Texas had asked the Supreme Court to uphold the law.

'Parents should not be afraid to send their children to the library, either because they might be exposed to such materials or because the library's free, filterless computers might attract people with a propensity to victimize children,' wrote Texas Attorney General John Cornyn, who was elected to the U.S. Senate last week.

Congress knew the latest law would be challenged, and directed any appeals to go straight to the Supreme Court after a trial before a three-judge panel.

U.S. Solicitor General Theodore Olson said the lower court panel's ruling hurts Congress' effort to ensure that money spent 'for educational and other purposes does not facilitate access to the enormous amount of illegal and harmful pornography on the Internet.'

Olson said librarians answer more than 7 million questions a week and should not have to be worried about on-line pornography.

The Supreme Court struck down the 1996 Communications Decency Act, which made it a crime to put adult-oriented material online where children can find it.
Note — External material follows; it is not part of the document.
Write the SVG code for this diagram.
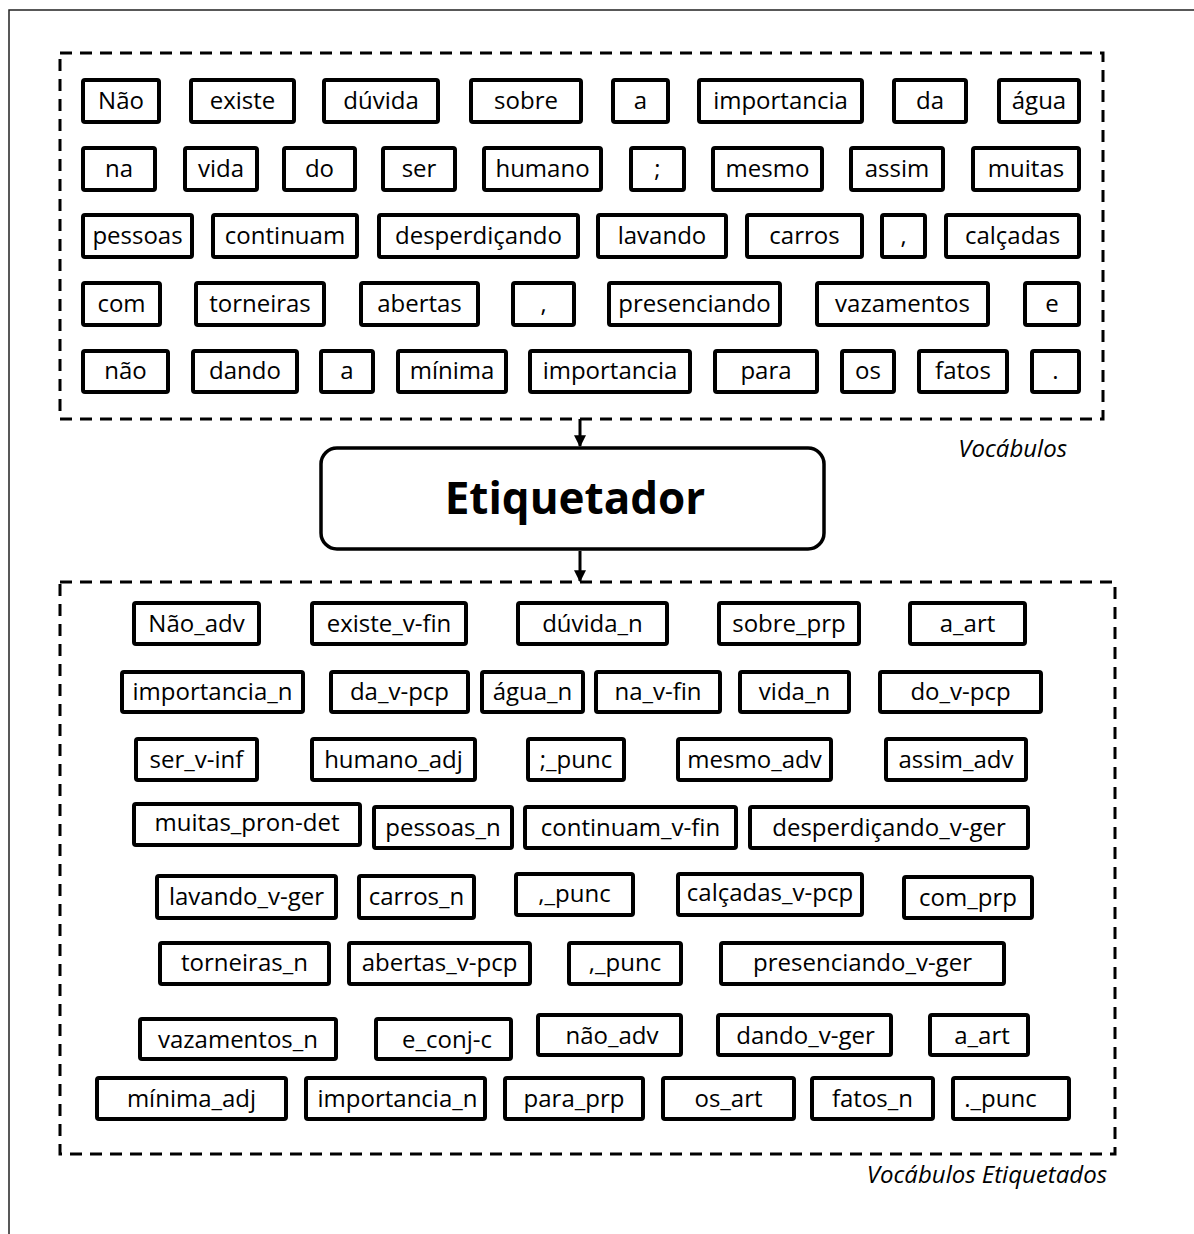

The court said the law violated free-speech rights because it would keep material from adults who have a right to see it.

Earlier this year the court upheld part of the 1998 Child Online Protection Act, which required Web sites to collect a credit card number or other proof of age before allowing Internet users to view material deemed 'harmful to minors.' But justices did not rule on the law's constitutionality, and the government was barred from enforcing it.

The case is United States v. American Library Association, 02-361.